Generate large dummy variable

#1
Hey guys.

I'm actually a little depressed that I can't figure this one out myself - mostly because it, instinctly, seems easy.

Lets say I want to create a data set from scratch. I have a variable, var1, and I want it to be a dummy variable with a specific amount of each. Let's say I want var1 to be 19382 observations = 0 and 3827746 observations = 1. I don't care where each observation go as long as they're all there. I get that I need to go:

set obs 3827746

and then, when I go:

gen dummy = 0

But what is the right command? How to I make 19382 of the 3827746 = 0 and the rest = 1?
 

bukharin

RoboStataRaptor
#2
I'm a little unclear about the total number of observations you want. I'm assuming it's 3827746.

The observation number is _n (see -help _variables-); you can use this to generate your dummy in one simple step:
set obs 3827746
gen byte dummy=_n>19382

If you didn't know about _n you could do it in two steps:
set obs 19382
gen byte dummy=0
set obs 3827746
replace dummy=1 if missing(dummy)

If you don't need to specify the exact number of positive/negative dummies, but rather want dummy to be 1 in around 99.5% of the observations, you could generate the dummy randomly using the rbinomial() function:
set obs 3827746
gen byte dummy=rbinomial(1, 0.995)

If you wanted to go down that path it would be worth using -set seed- before rbinomial() to ensure replicable results.
 
#3
This one is just perfect: gen byte dummy=_n>19382, but I have a problem. I was hoping to create 5 variables with different amount of obs in each. It's longitudinal data with enrolment numbers in a specific tertiary education institution 2005-2010 by gender. So 2005 would maybe be 29384 females and 75637 males, 2006 would be 43394 females and 87483 males and so on.

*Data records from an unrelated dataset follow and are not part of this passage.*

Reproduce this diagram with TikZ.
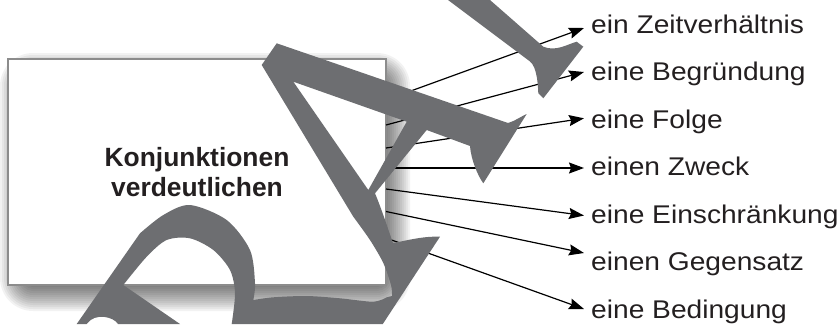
\documentclass[tikz,border=0pt]{standalone}
\usepackage{fontspec}
\setmainfont{Liberation Sans}
\newfontfamily\labfont[FakeStretch=1.1]{Liberation Sans}
\usetikzlibrary{arrows.meta}
\definecolor{wm}{HTML}{6D6E71}
\definecolor{boxline}{HTML}{8C8C8C}
\definecolor{ink}{HTML}{231F20}
\begin{document}
\begin{tikzpicture}[x=1bp,y=-1bp,
  lab/.style={anchor=base west, inner sep=0pt, text=ink,
    font=\labfont\fontsize{25.6bp}{30bp}\selectfont},
  conn/.style={line width=1.2bp, draw=black,
    -{Stealth[length=15bp,width=11bp,inset=2bp]}},
  wmark/.style={fill=wm, even odd rule},
  mainbox/.style={draw=boxline, line width=1.2bp, fill=white,
    minimum width=378bp, minimum height=226bp, inner sep=0pt,
    align=center, text=ink,
    font=\bfseries\fontsize{26.4bp}{30.7bp}\selectfont}]
\useasboundingbox (0,0) rectangle (840,324);
% soft shadow
\foreach \e in {-16,-14,...,16} {
  \pgfmathsetmacro\rr{\e+17}
  \fill[black, opacity=0.05, rounded corners=\rr bp]
    ({16-\e},{69-\e}) rectangle ({394+\e},{295+\e});
}
% box
\node[mainbox] (box) at (197,172) {Konjunktionen\\verdeutlichen};
% labels
\node[lab] (l1) at (591,33)    {ein Zeitverhältnis};
\node[lab] (l2) at (591,80.5)  {eine Begründung};
\node[lab] (l3) at (591,128)   {eine Folge};
\node[lab] (l4) at (591,175.5) {einen Zweck};
\node[lab] (l5) at (591,223)   {eine Einschränkung};
\node[lab] (l6) at (591,270.5) {einen Gegensatz};
\node[lab] (l7) at (591,318)   {eine Bedingung};
% connector ends
\coordinate (s1) at (386,100);   \coordinate (t1) at (584,28);
\coordinate (s2) at (386,125);   \coordinate (t2) at (584,72);
\coordinate (s3) at (386,148);   \coordinate (t3) at (584,118.3);
\coordinate (s4) at (386,168);   \coordinate (t4) at (584,168);
\coordinate (s5) at (386,189);   \coordinate (t5) at (584,215.5);
\coordinate (s6) at (386,211.5); \coordinate (t6) at (584,253);
\coordinate (s7) at (386,238);   \coordinate (t7) at (584,309);
\foreach \i in {1,...,7} { \draw[conn] (s\i) -- (t\i); }
% watermark letters (R, A, F)
\fill[wmark]
 (276.7,43.3) -- (508,123)
 .. controls (515,121) and (520,117) .. (526.7,114)
 -- (483.3,183.3)
 .. controls (478,176) and (471,160) .. (470,146)
 -- (426.7,130) -- (375,193.3)
 .. controls (382,210) and (389,232) .. (393,243)
 .. controls (405,241) and (422,236) .. (440,236.7)
 -- (382.8,324) -- (231.7,324)
 -- plot[smooth] coordinates {(231.7,324) (235,293.3) (230,270) (213.3,250) (190,238.3) (166.7,240) (146.7,256.7) (123.3,285)}
 -- (180,324) -- (118,324)
 .. controls (114,317) and (95,312) .. (86.7,324)
 -- (76.7,324) -- (140,233.3)
 -- plot[smooth] coordinates {(140,233.3) (163.3,215) (190,205) (226.7,220) (250,250) (255,283.3) (253.3,300)}
 -- plot[smooth] coordinates {(253.3,300) (273.3,297.3) (306.7,296) (340,298.3) (373.3,301.7) (386.7,297.3)}
 -- plot[smooth] coordinates {(392,296) (391,285) (383.3,263) (370,240) (353.3,216.7)}
 -- (261.7,65) -- cycle
 (293.3,81.7) -- (406.7,121.7) -- (368.3,190) -- cycle;
\fill[wm] (448,0) -- (530,61.5)
 .. controls (537,67) and (538,85) .. (538.3,93.3)
 -- (543.3,98.3) -- (583.3,46.7) -- (576.7,41.7)
 .. controls (568,44) and (556,52) .. (543.3,46.7)
 -- (490,0) -- cycle;
\end{tikzpicture}
\end{document}
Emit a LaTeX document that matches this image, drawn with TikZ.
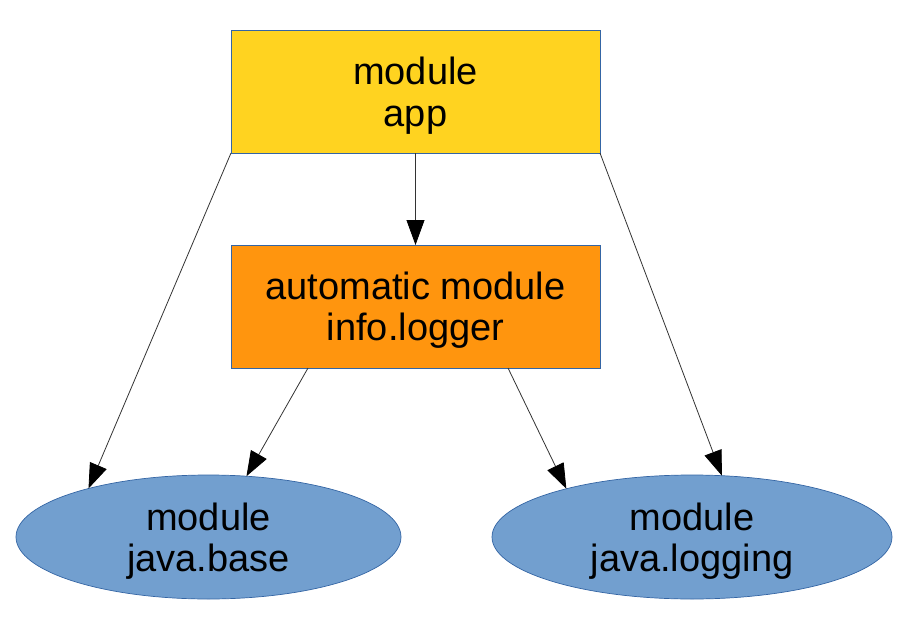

When the total number of obs increase throughout the variables I need to create, I kinda **** up when I get to a variable that decrease again.
 
#4
Maybe generate them in different set and then merge them? Seems like a difficult way to do something you (the RoboStataRaptor) could probably do in one command :)
 

bukharin

RoboStataRaptor
#5
I would just do this:
Code:
input year male count
2005 0 29384
2005 1 75637
2006 0 43394
2006 1 87483
...
end

expand count
Depending on what you'll be doing with this dataset you may not even need to use the -expand- command - you may just be able to run other commands with [fweight=count] to indicate that the "count" variable should be used for frequency weighting.
 
#7
One last thing; if I do the [fweight] in a cross tabulation, how would I do it? If I had, fx., two numeric variables like this:

Count - Hat
1. 77382 773882
2. 37748 774883


Now I can't choose witch one I need to do the fweight on, since I need them both to be frequencies. Can I do something clever? (And by me, I mean you) :)